- _STATED PROBLEM_
Retype the records below from their first line through the line holding "0.0, 0.2, 0.4];", including both ends and no pictures.

- _SOURCE MATERIAL_
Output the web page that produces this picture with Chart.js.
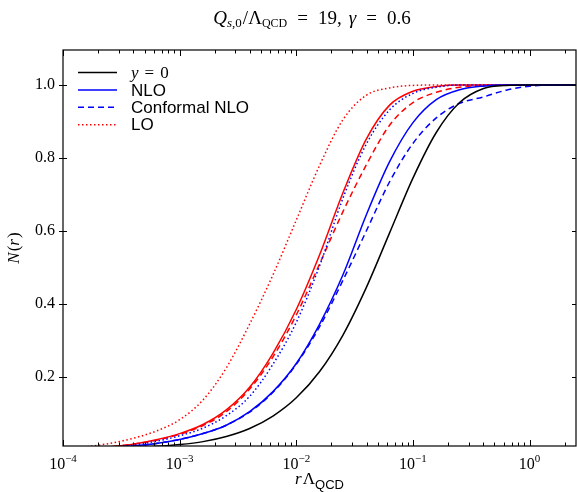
<!DOCTYPE html>
<html lang="en">
<head>
<meta charset="UTF-8" />
<title>N(r) at Qs0/Lambda = 19</title>
<script src="https://cdn.jsdelivr.net/npm/chart.js"></script>
<style>
  html, body { margin: 0; padding: 0; background: #fff; }
</style>
</head>
<body>
<canvas id="chart" width="577" height="492"></canvas>
<script>
// log10(r * Lambda_QCD) sample points shared by every curve
const logR = [-4.0, -3.8, -3.6, -3.4, -3.2, -3.0, -2.8, -2.6, -2.4, -2.2, -2.0,
              -1.8, -1.6, -1.4, -1.2, -1.0, -0.8, -0.6, -0.4, -0.2, 0.0, 0.2, 0.4];

// N(r) values
const initialY0   = [0.001, 0.003, 0.005, 0.007, 0.010, 0.015, 0.023, 0.037, 0.059, 0.093, 0.143,
                     0.215, 0.315, 0.445, 0.595, 0.745, 0.870, 0.952, 0.990, 0.999, 1.000, 1.000, 1.000];
const blueNLO     = [0.002, 0.004, 0.007, 0.011, 0.018, 0.029, 0.045, 0.068, 0.105, 0.160, 0.237,
                     0.345, 0.480, 0.644, 0.790, 0.897, 0.960, 0.987, 0.997, 1.000, 1.000, 1.000, 1.000];
const blueConfNLO = [0.002, 0.004, 0.007, 0.011, 0.018, 0.029, 0.045, 0.068, 0.104, 0.158, 0.235,
                     0.338, 0.465, 0.600, 0.735, 0.840, 0.910, 0.950, 0.967, 0.986, 0.997, 1.000, 1.000];
const blueLO      = [0.002, 0.004, 0.008, 0.014, 0.024, 0.039, 0.060, 0.094, 0.147, 0.235, 0.350,
                     0.505, 0.690, 0.838, 0.932, 0.977, 0.994, 1.000, 1.000, 1.000, 1.000, 1.000, 1.000];
const redNLO      = [0.002, 0.005, 0.009, 0.016, 0.028, 0.045, 0.070, 0.110, 0.172, 0.265, 0.385,
                     0.535, 0.705, 0.852, 0.945, 0.983, 0.996, 1.000, 1.000, 1.000, 1.000, 1.000, 1.000];
const redConfNLO  = [0.002, 0.005, 0.009, 0.016, 0.027, 0.043, 0.067, 0.105, 0.167, 0.255, 0.370,
                     0.510, 0.653, 0.781, 0.890, 0.952, 0.980, 0.994, 0.999, 1.000, 1.000, 1.000, 1.000];
const redLO       = [0.004, 0.009, 0.018, 0.032, 0.052, 0.083, 0.137, 0.225, 0.345, 0.480, 0.630,
                     0.780, 0.905, 0.972, 0.992, 0.999, 1.000, 1.000, 1.000, 1.000, 1.000, 1.000, 1.000];

// axis ticks
const xDecades = [1e-4, 1e-3, 1e-2, 1e-1, 1];
const xExponents = ["\u22124", "\u22123", "\u22122", "\u22121", "0"];
const yTicks = [0.2, 0.4, 0.6, 0.8, 1.0];

const SERIF = '"Liberation Serif", "Times New Roman", serif';
const SANS = '"Liberation Sans", Arial, sans-serif';
const DASH = [6, 4];
const DOT = [1.5, 2.5];

function pts(vals) {
  return logR.map((l, i) => ({ x: Math.pow(10, l), y: vals[i] }));
}

function line(vals, color, dash) {
  return {
    data: pts(vals),
    borderColor: color,
    borderWidth: 1.5,
    borderDash: dash,
    pointRadius: 0,
    cubicInterpolationMode: "monotone",
    fill: false,
  };
}

const datasets = [
  line(initialY0, "#000000", []),
  line(blueNLO, "#0000ff", []),
  line(blueConfNLO, "#0000ff", DASH),
  line(blueLO, "#0000ff", DOT),
  line(redNLO, "#ff0000", []),
  line(redConfNLO, "#ff0000", DASH),
  line(redLO, "#ff0000", DOT),
];

// all log ticks (1..9 x decade) up to the axis max
const xTickList = [];
xDecades.forEach((d) => {
  for (let m = 1; m <= 9; m++) {
    if (m * d <= 2.5) xTickList.push({ value: m * d, major: m === 1 });
  }
});

// draw a run of text pieces with different fonts / baseline shifts
function drawRich(ctx, parts, x, y, align) {
  let w = 0;
  parts.forEach((p) => {
    ctx.font = p.font;
    w += ctx.measureText(p.t).width + (p.gap || 0);
  });
  let cx = align === "center" ? x - w / 2 : x;
  ctx.textAlign = "left";
  parts.forEach((p) => {
    ctx.font = p.font;
    ctx.fillText(p.t, cx, y + (p.dy || 0));
    cx += ctx.measureText(p.t).width + (p.gap || 0);
  });
}

const decorations = {
  id: "decorations",
  afterDraw(chart) {
    const ctx = chart.ctx;
    const a = chart.chartArea;
    const xs = chart.scales.x;
    const ys = chart.scales.y;
    ctx.save();

    // frame
    ctx.strokeStyle = "#000";
    ctx.lineWidth = 1.2;
    ctx.setLineDash([]);
    ctx.strokeRect(a.left, a.top, a.right - a.left, a.bottom - a.top);

    // x ticks, inward on bottom and top
    ctx.lineWidth = 1;
    xs.ticks.forEach((t) => {
      const px = Math.round(xs.getPixelForValue(t.value)) + 0.5;
      const len = t.major ? 6 : 3.5;
      ctx.beginPath();
      ctx.moveTo(px, a.bottom);
      ctx.lineTo(px, a.bottom - len);
      ctx.moveTo(px, a.top);
      ctx.lineTo(px, a.top + len);
      ctx.stroke();
    });

    // y ticks
    ys.ticks.forEach((t) => {
      const py = Math.round(ys.getPixelForValue(t.value)) + 0.5;
      ctx.beginPath();
      ctx.moveTo(a.left - 4, py);
      ctx.lineTo(a.left + 4, py);
      ctx.moveTo(a.right, py);
      ctx.lineTo(a.right - 4, py);
      ctx.stroke();
    });

    ctx.fillStyle = "#000";
    ctx.textBaseline = "alphabetic";

    // x tick labels 10^n
    xDecades.forEach((d, i) => {
      const px = xs.getPixelForValue(d);
      drawRich(ctx, [
        { t: "10", font: "16px " + SERIF },
        { t: xExponents[i], font: "11px " + SERIF, dy: -7 },
      ], px, 469, "center");
    });

    // x axis title
    drawRich(ctx, [
      { t: "r", font: "italic 17px " + SERIF, gap: 1 },
      { t: "\u039B", font: "17px " + SERIF },
      { t: "QCD", font: "13px " + SANS, dy: 5 },
    ], (a.left + a.right) / 2, 484, "center");

    // y axis title
    ctx.save();
    ctx.translate(19, (a.top + a.bottom) / 2);
    ctx.rotate(-Math.PI / 2);
    drawRich(ctx, [
      { t: "N", font: "italic 17px " + SERIF, gap: 1 },
      { t: "(", font: "17px " + SERIF },
      { t: "r", font: "italic 17px " + SERIF, gap: 1 },
      { t: ")", font: "17px " + SERIF },
    ], 0, 0, "center");
    ctx.restore();

    // title
    drawRich(ctx, [
      { t: "Q", font: "italic 19px " + SERIF },
      { t: "s", font: "italic 13px " + SERIF, dy: 3 },
      { t: ",0", font: "13px " + SERIF, dy: 3, gap: 1 },
      { t: "/\u039B", font: "19px " + SERIF },
      { t: "QCD", font: "12px " + SERIF, dy: 3, gap: 10 },
      { t: "=", font: "19px " + SERIF, gap: 10 },
      { t: "19,", font: "19px " + SERIF, gap: 7 },
      { t: "\u03B3", font: "italic 19px " + SERIF, gap: 10 },
      { t: "=", font: "19px " + SERIF, gap: 10 },
      { t: "0.6", font: "19px " + SERIF },
    ], 312, 24, "center");

    // legend
    const legend = [
      { ds: 0, parts: [{ t: "y", font: "italic 17px " + SERIF, gap: 6 }, { t: "=", font: "17px " + SERIF, gap: 6 }, { t: "0", font: "17px " + SERIF }] },
      { ds: 1, parts: [{ t: "NLO", font: "17px " + SANS }] },
      { ds: 2, parts: [{ t: "Conformal NLO", font: "17px " + SANS }] },
      { ds: 6, parts: [{ t: "LO", font: "17px " + SANS }] },
    ];
    legend.forEach((item, i) => {
      const ds = chart.data.datasets[item.ds];
      const ly = 72.5 + i * 17.4;
      ctx.strokeStyle = ds.borderColor;
      ctx.lineWidth = 1.5;
      ctx.setLineDash(ds.borderDash);
      ctx.beginPath();
      ctx.moveTo(78, ly);
      ctx.lineTo(117, ly);
      ctx.stroke();
      ctx.setLineDash([]);
      ctx.textBaseline = "middle";
      drawRich(ctx, item.parts, 131, ly + 1, "left");
    });
    ctx.restore();
  },
};

new Chart(document.getElementById("chart"), {
  type: "line",
  data: { datasets: datasets },
  plugins: [decorations],
  options: {
    responsive: false,
    animation: false,
    devicePixelRatio: 1,
    layout: { padding: { top: 50, right: 1, left: 0, bottom: 0 } },
    plugins: {
      legend: { display: false },
      title: { display: false },
      tooltip: { enabled: false },
    },
    scales: {
      x: {
        type: "logarithmic",
        min: 1e-4,
        max: 2.5,
        grid: { display: false, drawTicks: false },
        border: { display: false },
        ticks: { display: false },
        afterBuildTicks: (s) => { s.ticks = xTickList.map((t) => ({ ...t })); },
        afterFit: (s) => { s.height = 46; },
      },
      y: {
        type: "linear",
        min: 0.011,
        max: 1.096,
        grid: { display: false, drawTicks: false },
        border: { display: false },
        ticks: {
          color: "#000",
          padding: 8,
          font: { family: SERIF, size: 16 },
          callback: (v) => Number(v).toFixed(1),
        },
        afterBuildTicks: (s) => { s.ticks = yTicks.map((v) => ({ value: v })); },
        afterFit: (s) => { s.width = 63; },
      },
    },
  },
});
</script>
</body>
</html>
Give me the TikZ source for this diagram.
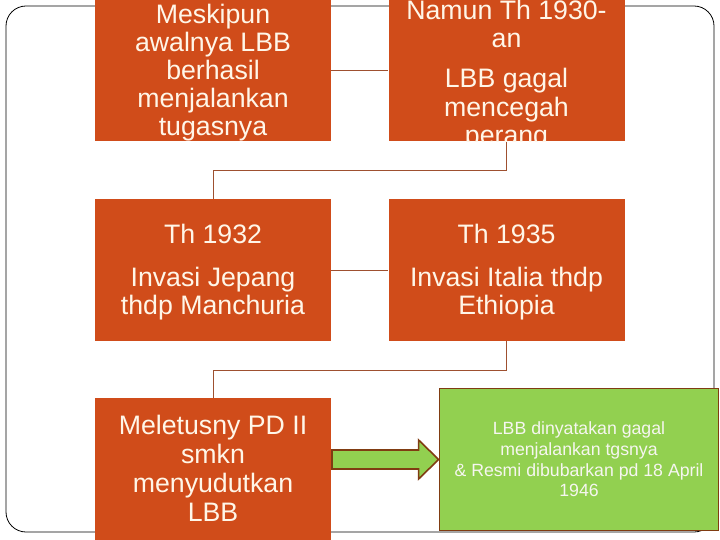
\documentclass[tikz,border=0pt]{standalone}
\usepackage{fontspec}
\setmainfont{Liberation Sans}
\usetikzlibrary{calc}
\definecolor{boxorange}{RGB}{208,76,26}
\definecolor{boxgreen}{RGB}{146,208,80}
\definecolor{edgebrown}{RGB}{128,60,18}
\definecolor{linkbrown}{RGB}{158,80,48}
\definecolor{txtcream}{RGB}{255,246,232}
\definecolor{txtwhite}{RGB}{246,246,240}
\newcommand\tightls{\lineskiplimit=-100pt\relax}
\newcommand\fsA{\fontsize{26.7}{27.8}\selectfont\tightls}
\newcommand\fsB{\fontsize{26.7}{28.5}\selectfont\tightls}
\newcommand\fsC{\fontsize{26.7}{28}\selectfont\tightls}
\newcommand\fsD{\fontsize{26.7}{29}\selectfont\tightls}
\newcommand\fsG{\fontsize{17.7}{20.7}\selectfont\tightls}
\begin{document}
\begin{tikzpicture}[x=1pt,y=-1pt,
  obox/.style={fill=boxorange, draw=none, minimum width=236pt, minimum height=142pt, inner sep=0pt},
  gbox/.style={fill=boxgreen, draw=edgebrown, line width=1.8pt, minimum width=279pt, minimum height=142pt, inner sep=0pt},
  otext/.style={text=txtcream, align=center, inner sep=0pt},
  gtext/.style={text=txtwhite, align=center, inner sep=0pt, font=\fsG},
  link/.style={draw=linkbrown, line width=0.9pt},
  frameline/.style={draw=black, line width=0.8pt, rounded corners=20pt},
  blockarrow/.style={fill=boxgreen, draw=edgebrown, line width=1.6pt, line join=miter}
]
\useasboundingbox (0,0) rectangle (720,540);
\fill[white] (0,0) rectangle (720,540);

% frame
\draw[frameline] (6,6) rectangle (714,532);

% boxes
\node[obox] (b1) at (213,70.5) {};
\node[obox] (b2) at (506.5,70.5) {};
\node[obox] (b3) at (213,270) {};
\node[obox] (b4) at (506.5,270) {};
\node[obox] (b5) at (213,469) {};

% connectors
\draw[link] (b1.east) -- (b2.west);
\draw[link] (b3.east) -- (b4.west);
\draw[link] (b2.south) -- ++(0,29) -| (b3.north);
\draw[link] (b4.south) -- ++(0,29) -| (b5.north);

% texts (clipped to their boxes)
\begin{scope}
  \clip (b1.north west) rectangle (b1.south east);
  \node[otext, font=\fsA] (t1) at (213,72.5)
    {Meskipun\\awalnya LBB\\berhasil\\menjalankan\\tugasnya};
\end{scope}
\begin{scope}
  \clip (b2.north west) rectangle (b2.south east);
  \node[otext, font=\fsB] (t2) at (506.5,75)
    {Namun Th 1930-\\an\\[11.5pt]LBB gagal\\mencegah\\perang};
\end{scope}
\begin{scope}
  \clip (b3.north west) rectangle (b3.south east);
  \node[otext, font=\fsC] (t3) at (213,272)
    {Th 1932\\[15pt]Invasi Jepang\\thdp Manchuria};
\end{scope}
\begin{scope}
  \clip (b4.north west) rectangle (b4.south east);
  \node[otext, font=\fsC] (t4) at (506.5,272)
    {Th 1935\\[15pt]Invasi Italia thdp\\Ethiopia};
\end{scope}
\begin{scope}
  \clip (b5.north west) rectangle (b5.south east);
  \node[otext, font=\fsD] (t5) at (213,468.5)
    {Meletusny PD II\\smkn\\menyudutkan\\LBB};
\end{scope}

% green box
\node[gbox] (g) at (579,459.5) {};
\coordinate (tail) at (b5.east |- g.west);
% block arrow
\draw[blockarrow]
  ($(tail)+(0.8,-9.5)$) -- ($(g.west)+(-20,-9.5)$) -- ($(g.west)+(-20,-19.5)$)
  -- (g.west) -- ($(g.west)+(-20,19.5)$) -- ($(g.west)+(-20,9.5)$)
  -- ($(tail)+(0.8,9.5)$) -- cycle;
\node[gtext] (gt) at (g.center)
  {LBB dinyatakan gagal\\menjalankan tgsnya\\\& Resmi dibubarkan pd 18 April\\1946};
\end{tikzpicture}
\end{document}
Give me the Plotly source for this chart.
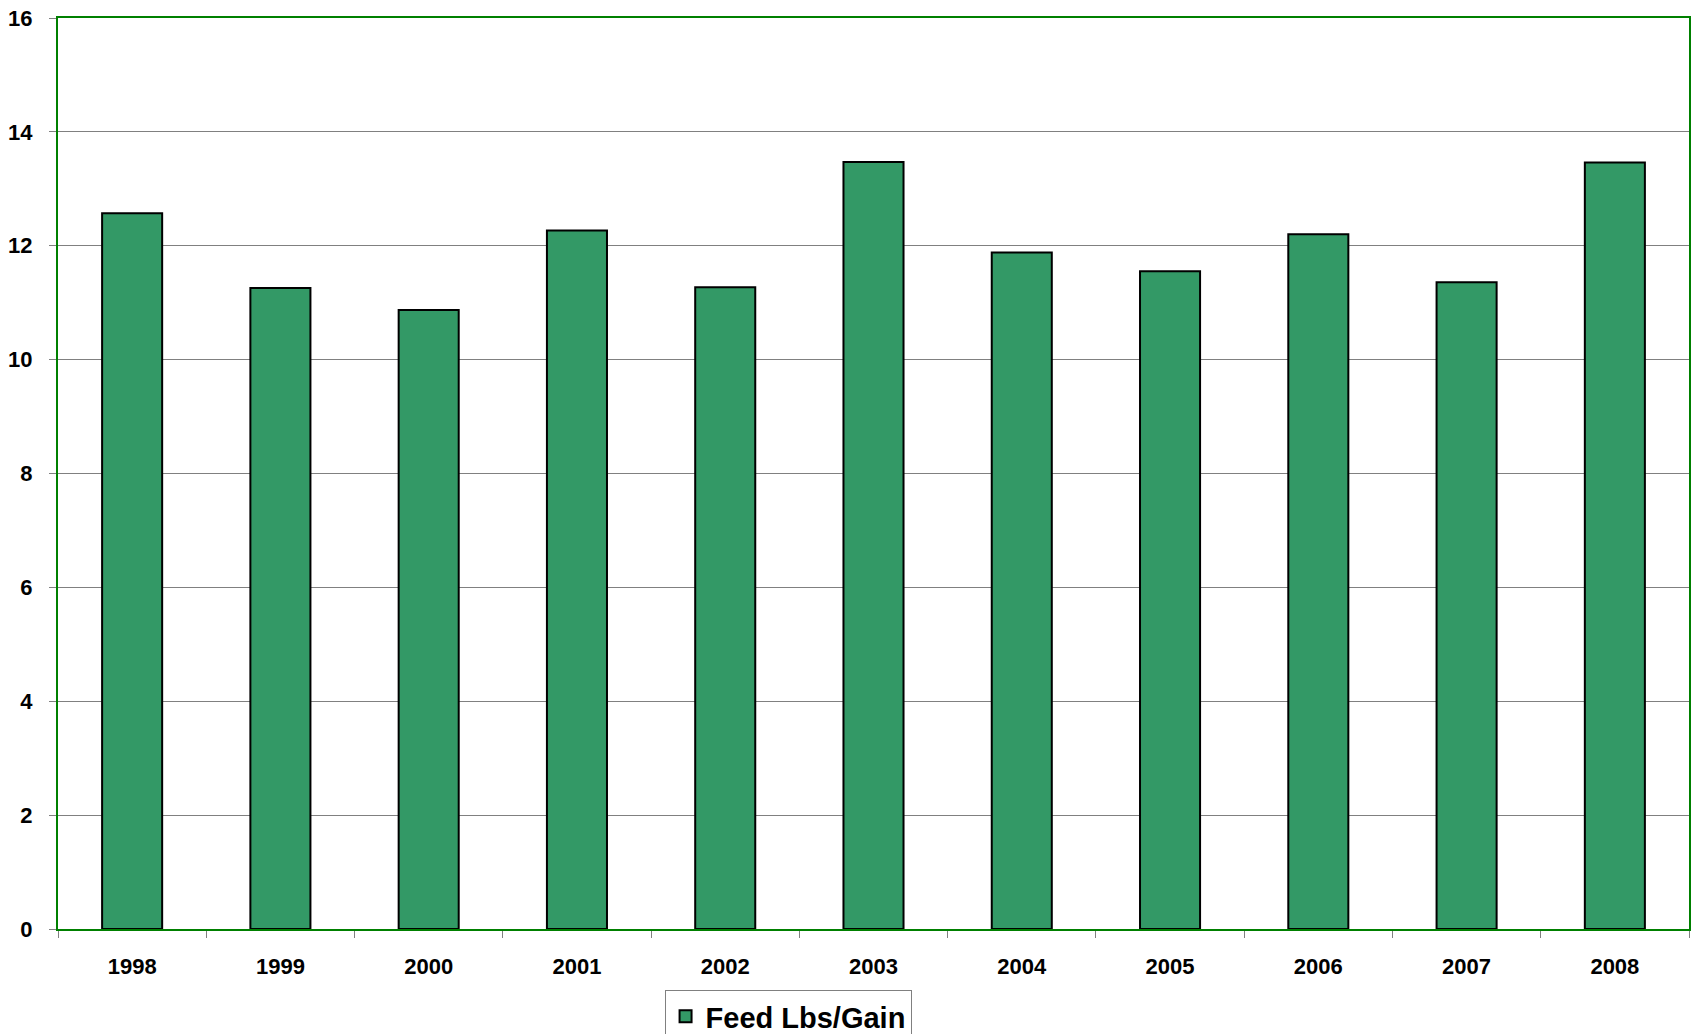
import plotly.graph_objects as go

YEARS = ["1998", "1999", "2000", "2001", "2002", "2003", "2004", "2005", "2006", "2007", "2008"]
FEED_LBS_GAIN = [12.57, 11.26, 10.87, 12.27, 11.27, 13.47, 11.88, 11.55, 12.20, 11.36, 13.46]
SERIES_NAME = "Feed Lbs/Gain"

FONT = "Liberation Sans, Arial, sans-serif"
GREEN = "#008000"

fig = go.Figure(
    data=[
        go.Bar(
            x=YEARS,
            y=FEED_LBS_GAIN,
            name=SERIES_NAME,
            marker=dict(color="#339966", line=dict(color="black", width=2)),
            showlegend=True,
        )
    ]
)

fig.update_layout(
    width=1691,
    height=1034,
    margin=dict(l=58, r=2, t=18, b=105),
    paper_bgcolor="white",
    plot_bgcolor="white",
    bargap=0.595,
    font=dict(family=FONT, color="black"),
    showlegend=True,
    legend=dict(
        xref="container",
        yref="container",
        x=0.393,
        y=0.0426,
        xanchor="left",
        yanchor="top",
        orientation="h",
        bordercolor="#808080",
        borderwidth=1,
        font=dict(family=FONT, size=29, weight="bold"),
        itemsizing="constant",
        itemwidth=30,
    ),
    xaxis=dict(
        type="category",
        automargin=False,
        showline=True,
        linecolor=GREEN,
        linewidth=2,
        mirror=True,
        ticks="outside",
        tickson="boundaries",
        ticklen=7,
        tickcolor="#808080",
        tickfont=dict(family=FONT, size=22, weight="bold"),
        ticklabelstandoff=17,
        showgrid=False,
    ),
    yaxis=dict(
        range=[0, 16],
        dtick=2,
        automargin=False,
        showline=True,
        linecolor=GREEN,
        linewidth=2,
        mirror=True,
        ticks="outside",
        ticklen=7,
        tickcolor="#808080",
        tickfont=dict(family=FONT, size=22, weight="bold"),
        ticklabelstandoff=12,
        showgrid=True,
        gridcolor="#808080",
        gridwidth=1,
        zeroline=False,
    ),
)

fig.write_html("out.html", config={"displayModeBar": False})

# drop the default 8px body margin so the figure sits flush with the window
with open("out.html", encoding="utf-8") as f:
    html = f.read()
html = html.replace("<head>", "<head><style>body{margin:0;overflow:hidden;}</style>", 1)
with open("out.html", "w", encoding="utf-8") as f:
    f.write(html)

- _TASK SOLUTION_
Output the web page that produces this picture with Chart.js.
<!DOCTYPE html>
<html lang="en">
<head>
<meta charset="UTF-8" />
<title>N(r) at Qs0/Lambda = 19</title>
<script src="https://cdn.jsdelivr.net/npm/chart.js"></script>
<style>
  html, body { margin: 0; padding: 0; background: #fff; }
</style>
</head>
<body>
<canvas id="chart" width="577" height="492"></canvas>
<script>
// log10(r * Lambda_QCD) sample points shared by every curve
const logR = [-4.0, -3.8, -3.6, -3.4, -3.2, -3.0, -2.8, -2.6, -2.4, -2.2, -2.0,
              -1.8, -1.6, -1.4, -1.2, -1.0, -0.8, -0.6, -0.4, -0.2, 0.0, 0.2, 0.4];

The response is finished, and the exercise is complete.